MATERIAL »
********

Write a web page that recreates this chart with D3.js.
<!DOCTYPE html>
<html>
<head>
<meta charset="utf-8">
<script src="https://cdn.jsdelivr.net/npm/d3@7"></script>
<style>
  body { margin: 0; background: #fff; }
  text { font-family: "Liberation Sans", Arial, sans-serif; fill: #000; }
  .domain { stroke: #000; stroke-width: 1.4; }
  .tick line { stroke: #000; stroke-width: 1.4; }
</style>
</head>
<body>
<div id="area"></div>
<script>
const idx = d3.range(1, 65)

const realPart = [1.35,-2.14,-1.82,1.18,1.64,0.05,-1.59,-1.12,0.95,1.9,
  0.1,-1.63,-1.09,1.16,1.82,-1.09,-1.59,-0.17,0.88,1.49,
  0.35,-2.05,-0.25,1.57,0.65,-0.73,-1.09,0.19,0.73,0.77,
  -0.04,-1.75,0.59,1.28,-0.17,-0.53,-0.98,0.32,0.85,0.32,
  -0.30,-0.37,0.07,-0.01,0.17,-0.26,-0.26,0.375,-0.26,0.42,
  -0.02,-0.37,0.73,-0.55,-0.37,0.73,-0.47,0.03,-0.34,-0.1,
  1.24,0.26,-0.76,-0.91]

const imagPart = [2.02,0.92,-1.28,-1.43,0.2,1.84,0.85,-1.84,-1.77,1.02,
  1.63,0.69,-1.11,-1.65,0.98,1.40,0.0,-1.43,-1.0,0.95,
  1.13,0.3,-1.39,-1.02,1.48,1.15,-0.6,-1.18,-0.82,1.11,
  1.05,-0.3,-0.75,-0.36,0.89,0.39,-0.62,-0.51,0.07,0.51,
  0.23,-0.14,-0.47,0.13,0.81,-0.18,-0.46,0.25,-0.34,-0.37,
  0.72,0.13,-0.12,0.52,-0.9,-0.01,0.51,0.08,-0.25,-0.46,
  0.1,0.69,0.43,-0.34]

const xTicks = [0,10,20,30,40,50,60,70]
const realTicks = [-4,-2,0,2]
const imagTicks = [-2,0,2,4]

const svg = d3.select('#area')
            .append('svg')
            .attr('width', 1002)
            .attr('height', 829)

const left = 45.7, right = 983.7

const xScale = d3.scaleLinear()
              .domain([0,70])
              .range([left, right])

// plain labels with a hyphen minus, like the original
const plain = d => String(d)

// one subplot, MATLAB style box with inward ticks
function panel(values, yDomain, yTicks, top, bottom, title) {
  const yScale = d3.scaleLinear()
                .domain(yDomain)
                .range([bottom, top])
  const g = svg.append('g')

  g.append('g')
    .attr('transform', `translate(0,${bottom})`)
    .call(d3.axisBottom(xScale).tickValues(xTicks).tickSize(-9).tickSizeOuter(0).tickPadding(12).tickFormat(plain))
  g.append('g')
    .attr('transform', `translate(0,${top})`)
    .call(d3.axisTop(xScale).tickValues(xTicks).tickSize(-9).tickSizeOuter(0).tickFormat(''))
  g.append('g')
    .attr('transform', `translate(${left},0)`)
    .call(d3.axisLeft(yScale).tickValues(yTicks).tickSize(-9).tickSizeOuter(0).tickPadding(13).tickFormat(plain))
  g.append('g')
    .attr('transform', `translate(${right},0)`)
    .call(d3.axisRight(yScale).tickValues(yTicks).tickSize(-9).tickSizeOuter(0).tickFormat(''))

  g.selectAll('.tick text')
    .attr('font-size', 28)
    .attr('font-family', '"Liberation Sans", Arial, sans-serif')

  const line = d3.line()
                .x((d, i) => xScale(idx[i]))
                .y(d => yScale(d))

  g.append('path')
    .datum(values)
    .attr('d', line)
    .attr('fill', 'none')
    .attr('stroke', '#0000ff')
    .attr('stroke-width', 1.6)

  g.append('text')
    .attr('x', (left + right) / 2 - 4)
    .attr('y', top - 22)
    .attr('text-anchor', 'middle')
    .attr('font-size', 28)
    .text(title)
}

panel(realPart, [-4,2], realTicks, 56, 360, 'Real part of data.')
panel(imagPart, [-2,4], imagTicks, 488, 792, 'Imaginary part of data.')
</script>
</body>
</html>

********

YOUR INSTRUCTIONS »
The required output is the exact run of lines from the beginning of the listing above to the line that contains "const idx = d3.range(1, 65)", inclusive of both.

RESPONSE FOR THIS EXERCISE »
Write a web page that recreates this chart with D3.js.
<!DOCTYPE html>
<html>
<head>
<meta charset="utf-8">
<script src="https://cdn.jsdelivr.net/npm/d3@7"></script>
<style>
  body { margin: 0; background: #fff; }
  text { font-family: "Liberation Sans", Arial, sans-serif; fill: #000; }
  .domain { stroke: #000; stroke-width: 1.4; }
  .tick line { stroke: #000; stroke-width: 1.4; }
</style>
</head>
<body>
<div id="area"></div>
<script>
const idx = d3.range(1, 65)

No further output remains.